Negotiation tactics – Methods used by salespeople
“Yes, we agree to what you are now demanding, but we have this other problem that we must get out of the way before we can agree to everything.” The “other problem” is a new issue not raised, up to that point.
|Customer:||“We want a 10% settlement discount for payment within 2 weeks of invoice.”|
|Salesperson:||“If you accept a surcharge on payment received after 2 weeks we can consider a 10% settlement discount for payment within 2 weeks”|
|Customer:||“We want a penalty clause for any orders delivered after the due date.”|
|Salesperson:||“If we receive a premium for orders placed late we could consider a penalty clause for delivery after the due date”.|
The Hawk and Dove
When 2 people represent the selling side, the tough “Hawk” takes a hard line, while the softer “Dove” puts forward a more reasonable approach. The purpose of this is for the Hawk to establish a high negotiation platform from which the Dove can achieve a satisfactory deal. (Note: The Dove is not a “push-over”.)
“We realise our offer doesn’t meet you on price, but the real gain for you will be the enhanced image you will have by being able to use our brand-name as a component supplier.”
Deadlock – Handling the stalemate
“Deadlock” is the situation which arises when the terms and conditions are still incompatible and both parties will not make any further moves. 1 of 3 things will follow:
- You leave and end the negotiation
- You back down and move on a component
- The customer backs down and moves on a component
From the salesperson’s point of view, option 3 is desirable. Therefore when deadlock occurs, the salesperson needs to be able to help the customer move.
The salesperson needs to understand the customer’s psychological disadvantage. Having said “no”, the customer may find it easier to justify that decision than to change it. The customer may feel that any further movement could appear weak, or indecisive.
There are many examples in politics, labour relations, business and even domestic situations where people have been trapped by their decisions.
Being sensitive to this situation will offer the salesperson an opportunity to find a reason or justification to help the customer to move. In effect, the salesperson has to ‘throw the customer a ladder’ to climb out of the psychological hole. The onus is on the salesperson to find that ‘ladder’.
A number of alternatives can be used by the salesperson to achieve this:
The independent view
Choose an outsider’s view (ACAS is a good example from labour relations).
The parallel view
Recount the story of why someone else in a similar situation changed their mind so the ‘ladder’ from someone else’s story is provided and used.
The negative view
Point out the risks of not moving
The positive view
Summarise all of the benefits, so far agreed which would be available.

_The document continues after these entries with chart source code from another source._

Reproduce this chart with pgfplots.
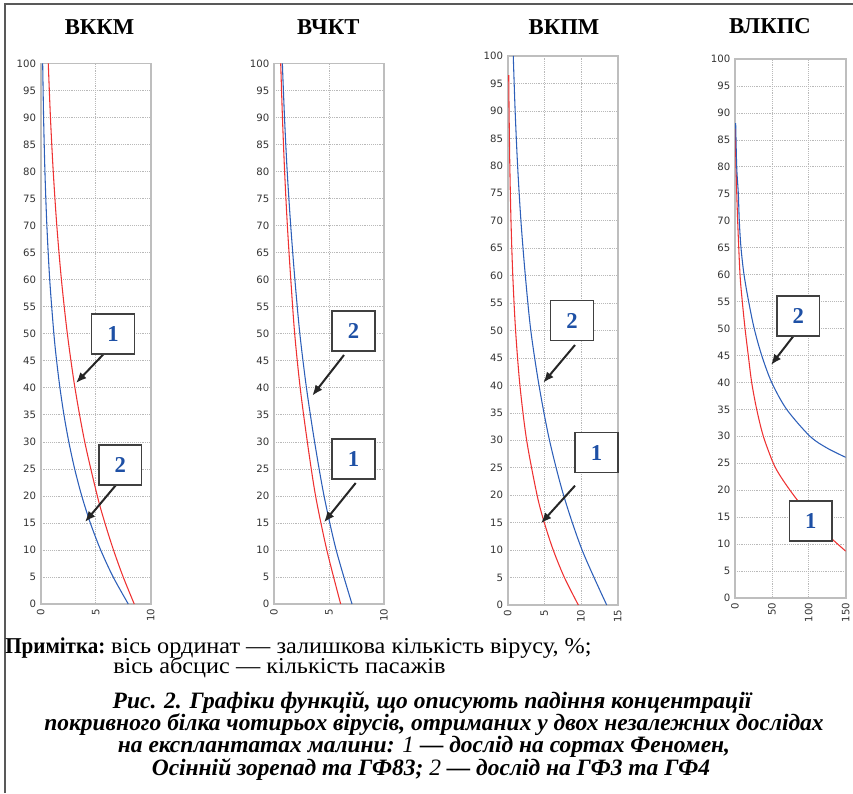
\documentclass[border=0pt]{standalone}
\usepackage{fontspec}
\setmainfont{Liberation Serif}
\newfontfamily\tickfont{DejaVu Sans}
\usepackage{pgfplots}
\pgfplotsset{compat=1.18}
\usetikzlibrary{arrows.meta}
\definecolor{cred}{RGB}{238,50,50}
\definecolor{cblue}{RGB}{45,95,185}
\definecolor{numblue}{RGB}{30,80,165}
\definecolor{framegray}{RGB}{190,190,190}
\pgfplotsset{
  panel/.style={
    scale only axis,
    ymin=0, ymax=100, xmin=0,
    ytick={0,5,...,100},
    grid=major,
    major grid style={densely dotted, gray!55, line width=0.5pt},
    major tick length=0pt,
    axis line style={framegray, line width=1.3pt},
    /pgf/number format/assume math mode=true,
    ticklabel style={font=\tickfont\fontsize{7.6}{8}\selectfont, text=black!80},
    xticklabel style={rotate=90, anchor=east},
    anchor=south west,
    clip=true,
  },
  cr/.style={cred, line width=0.8pt, smooth, no marks},
  cb/.style={cblue, line width=0.8pt, smooth, no marks},
}
\tikzset{
  callout/.style={draw=black!75, line width=1.2pt, fill=white, minimum width=32pt, minimum height=30pt, inner sep=0pt,
    font=\fontsize{17}{17}\selectfont\bfseries, text=numblue},
  arr/.style={line width=1.5pt, black!85, -{Latex[length=8pt,width=6.5pt]}},
}
\begin{document}
\begin{tikzpicture}[x=0.75pt,y=0.75pt]
\path[use as bounding box] (0,0) rectangle (853,793);
% frame
\draw[black!65, line width=1.4pt] (5,0) -- (5,789) -- (853,789);

% Panel 1: VKKM
\begin{axis}[panel, at={(30.525pt,141.75pt)}, width=82.5pt, height=405.4pt, xmax=10, xtick={0,5,10}]
\addplot[cr] coordinates {(0.689,100)(0.886,90)(1.140,80)(1.465,70)(1.884,60)(2.422,50)(3.113,40)(4.003,30)(5.146,20)(5.835,15)(6.616,10)(7.50,5)(8.505,0)};
\addplot[cb] coordinates {(0.180,100)(0.263,90)(0.384,80)(0.561,70)(0.820,60)(1.197,50)(1.447,45)(1.749,40)(2.113,35)(2.554,30)(3.087,25)(3.731,20)(4.509,15)(5.450,10)(6.587,5)(7.962,0)};
\end{axis}

% Panel 2: VChKT
\begin{axis}[panel, at={(205.5pt,141.75pt)}, width=82.5pt, height=405.4pt, xmax=10, xtick={0,5,10}]
\addplot[cr] coordinates {(0.610,100)(0.768,90)(0.965,80)(1.215,70)(1.528,60)(1.88,50)(2.38,40)(3.03,30)(3.78,20)(4.80,10)(6.061,0)};
\addplot[cb] coordinates {(0.760,100)(0.955,90)(1.20,80)(1.52,70)(1.90,60)(2.35,50)(2.95,40)(3.69,30)(4.55,20)(5.65,10)(7.091,0)};
\end{axis}

% Panel 3: VKPM
\begin{axis}[panel, at={(380.775pt,141pt)}, width=82.5pt, height=411.75pt, xmax=15, xtick={0,5,10,15}]
\addplot[cr] coordinates {(0.140,96.5)(0.186,90)(0.289,80)(0.448,70)(0.694,60)(1.076,50)(1.667,40)(2.585,30)(4.007,20)(4.989,15)(6.212,10)(7.733,5)(9.630,0)};
\addplot[cb] coordinates {(0.760,100)(1.014,90)(1.351,80)(1.802,70)(2.403,60)(3.15,50)(4.27,40)(5.70,30)(7.62,20)(10.15,10)(13.50,0)};
\end{axis}

% Panel 4: VLKPS
\begin{axis}[panel, at={(551.25pt,146.25pt)}, width=83pt, height=404.25pt, xmax=150, xtick={0,50,100,150}]
\addplot[cr] coordinates {(0.4,87.1)(1.35,80)(3.6,70)(6.8,60)(9.9,55)(13.6,50)(18.0,45)(22.6,40)(29.4,35)(38.4,30)(51.9,25)(62,22.5)(74.5,20)(86,17.9)(100,15.6)(115,13.2)(131.9,10.9)(150,8.7)};
\addplot[cb] coordinates {(0.9,88.1)(2.3,80)(4.5,75)(5.8,70)(8.1,65)(12.2,60)(18.5,55)(26,50)(36.2,45)(49.7,40)(70,35)(101.6,30)(125,27.8)(150,26.1)};
\end{axis}

% annotations in pixel coordinates (y downward)
\begin{scope}[shift={(0,793)}, yscale=-1]
\node[font=\fontsize{17}{17}\selectfont\bfseries] at (99.5,27) {ВККМ};
\node[font=\fontsize{17}{17}\selectfont\bfseries] at (328.3,27.5) {ВЧКТ};
\node[font=\fontsize{17}{17}\selectfont\bfseries] at (564,27.5) {ВКПМ};
\node[font=\fontsize{17}{17}\selectfont\bfseries] at (770,26) {ВЛКПС};

% panel 1
\draw[arr] (107.5,350) -- (76,383);
\node[callout] at (113,334) {1};
\draw[arr] (116,485) -- (85,522);
\node[callout] at (120.3,465) {2};
% panel 2
\draw[arr] (344,355) -- (312.3,395.7);
\node[callout] at (353.6,331) {2};
\draw[arr] (355.7,483) -- (324,522.3);
\node[callout] at (353.6,459) {1};
% panel 3
\draw[arr] (575,345) -- (543.3,382.7);
\node[callout] at (572,320.7) {2};
\draw[arr] (575,485.7) -- (541,523.3);
\node[callout] at (596.6,452.7) {1};
% panel 4
\draw[arr] (795,334) -- (771,365);
\node[callout] at (798.3,316) {2};
\node[callout] at (810.8,521) {1};

% note
\node[anchor=base west, inner sep=0pt, font=\fontsize{17}{17}\selectfont] at (5,653)
  {\scalebox{0.93}[1]{\textbf{Примітка:}} \scalebox{1.07}[1]{вісь ординат — залишкова кількість вірусу, \%;}};
\node[anchor=base west, inner sep=0pt, font=\fontsize{17}{17}\selectfont] at (113,673.5)
  {\scalebox{1.07}[1]{вісь абсцис — кількість пасажів}};
% caption
\begin{scope}[every node/.style={anchor=base, inner sep=0pt, font=\fontsize{17.6}{18}\selectfont\bfseries\itshape}]
\node at (432,708) {Рис. 2. Графіки функцій, що описують падіння концентрації};
\node at (434,730) {покривного білка чотирьох вірусів, отриманих у двох незалежних дослідах};
\node at (424,752.5) {на експлантатах малини: \mdseries 1 \bfseries — дослід на сортах Феномен,};
\node at (431,775) {Осінній зорепад та ГФ83; \mdseries 2 \bfseries — дослід на ГФ3 та ГФ4};
\end{scope}
\end{scope}
\end{tikzpicture}
\end{document}
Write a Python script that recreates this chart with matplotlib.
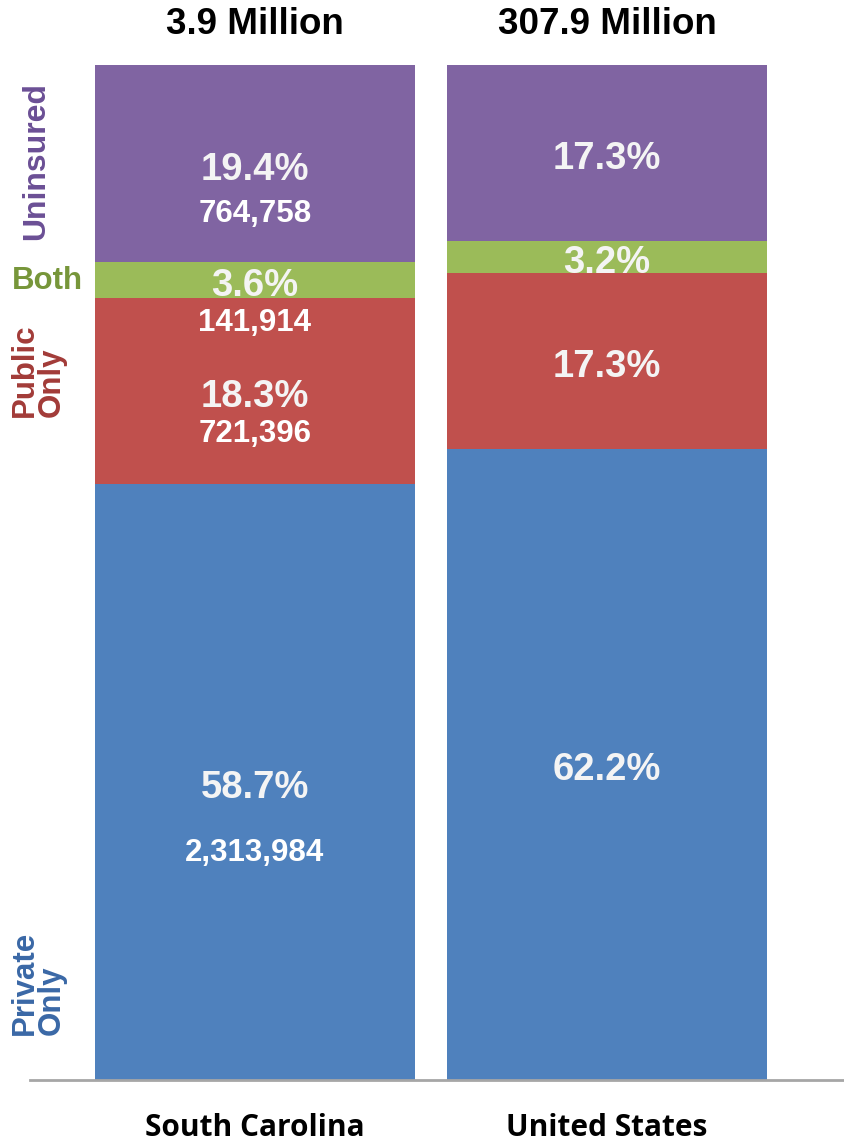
import matplotlib
matplotlib.use("Agg")
import matplotlib.pyplot as plt

plt.rcParams['font.family'] = ['Liberation Sans', 'DejaVu Sans']

regions = ["South Carolina", "United States"]
totals = ["3.9 Million", "307.9 Million"]
segments = ["Private Only", "Public Only", "Both", "Uninsured"]
private_only = [58.7, 62.2]
public_only = [18.3, 17.3]
both = [3.6, 3.2]
uninsured = [19.4, 17.3]
sc_counts = ["2,313,984", "721,396", "141,914", "764,758"]

colors = ["#4F81BD", "#C0504D", "#9BBB59", "#8064A2"]
label_colors = ["#3A68A6", "#A23B38", "#77963A", "#6B4F95"]

fig = plt.figure(figsize=(8.44, 11.45), dpi=100)
ax = fig.add_axes([30/844, 65/1145, 814/844, 1015/1145])
x = [0, 1]
ax.set_xlim(-225/352, 1 + 237/352)
ax.set_ylim(0, 100)

series = [private_only, public_only, both, uninsured]
bottoms = [0.0, 0.0]
seg_bounds = []
for vals, c in zip(series, colors):
    ax.bar(x, vals, width=320/352, bottom=bottoms, color=c, edgecolor='none', zorder=2)
    seg_bounds.append([(b, b + v) for b, v in zip(bottoms, vals)])
    bottoms = [b + v for b, v in zip(bottoms, vals)]

pct_kw = dict(ha='center', va='center', color='#F4F4F4', fontsize=27.5, fontweight='bold', zorder=5)
cnt_kw = dict(ha='center', va='center', color='white', fontsize=22.5, fontweight='bold', zorder=5)

# percentage labels at segment centers
for si, vals in enumerate(series):
    for xi in x:
        lo, hi = seg_bounds[si][xi]
        ax.text(xi, (lo + hi) / 2 - 0.6, f"{vals[xi]:.1f}%", **pct_kw)

# South Carolina counts
count_offsets = [-7.0, -4.2, None, -5.0]
for si, off in enumerate(count_offsets):
    lo, hi = seg_bounds[si][0]
    if off is None:
        y = lo - 2.4
    else:
        y = (lo + hi) / 2 + off
    ax.text(0, y, sc_counts[si], **cnt_kw)

# totals on top
for xi, t in zip(x, totals):
    ax.text(xi, 100 + 4.0, t, ha='center', va='center', fontsize=26.5,
            fontweight='bold', color='black', clip_on=False)

# region labels at the bottom
for xi, r in zip(x, regions):
    ax.text(xi, -4.7, r, ha='center', va='center', fontsize=21.5,
            fontweight='bold', color='black', family=['Open Sans', 'DejaVu Sans'],
            clip_on=False)

# side labels
fx = lambda px: px / 844
fy = lambda py: 1 - py / 1145
fig.text(fx(36), fy(161), "Uninsured", rotation=90, ha='center', va='center',
         fontsize=23, fontweight='bold', color=label_colors[3])
fig.text(fx(47), fy(281), "Both", ha='center', va='center',
         fontsize=22.5, fontweight='bold', color=label_colors[2])
fig.text(fx(38), fy(370), "Public\nOnly", rotation=90, ha='center', va='center',
         multialignment='left', fontsize=22.5, fontweight='bold', color=label_colors[1],
         linespacing=0.85)
fig.text(fx(38), fy(983), "Private\nOnly", rotation=90, ha='center', va='center',
         multialignment='left', fontsize=22.5, fontweight='bold', color=label_colors[0],
         linespacing=0.85)

ax.set_xticks([])
ax.set_yticks([])
for s in ['top', 'right', 'left']:
    ax.spines[s].set_visible(False)
ax.spines['bottom'].set_color('#A6A6A6')
ax.spines['bottom'].set_linewidth(2)
ax.patch.set_alpha(0)

fig.savefig("out.png", dpi=100)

Sometimes a ‘cooling off’ period is necessary. It may be tactically sound for the salesperson to allow someone else to take over.
If all else fails, and you are not prepared to make any further concessions, then the very act of ‘packing your bag’ may force some movement from the customer.
‘Deadlock’ should only be used by the salesperson as a last resort, but if it is used by the customer, remember the psychological issues.
The real question you should be asking yourself if you find you are entering into difficult negotiations on a regular basis is – are you selling effectively enough before you reach the negotiation stage? If you have used your questioning process efficiently and drilled down to finds the customer’s needs and wants for your propositions, then presented them in a fashion that gets buy-in to the benefits they will enjoy as a result of your solution, any negotiation is almost a case of a little ‘sport’ rather than a genuine concern for doing business with you.
“Let us never negotiate out of fear. But let us never fear to negotiate.”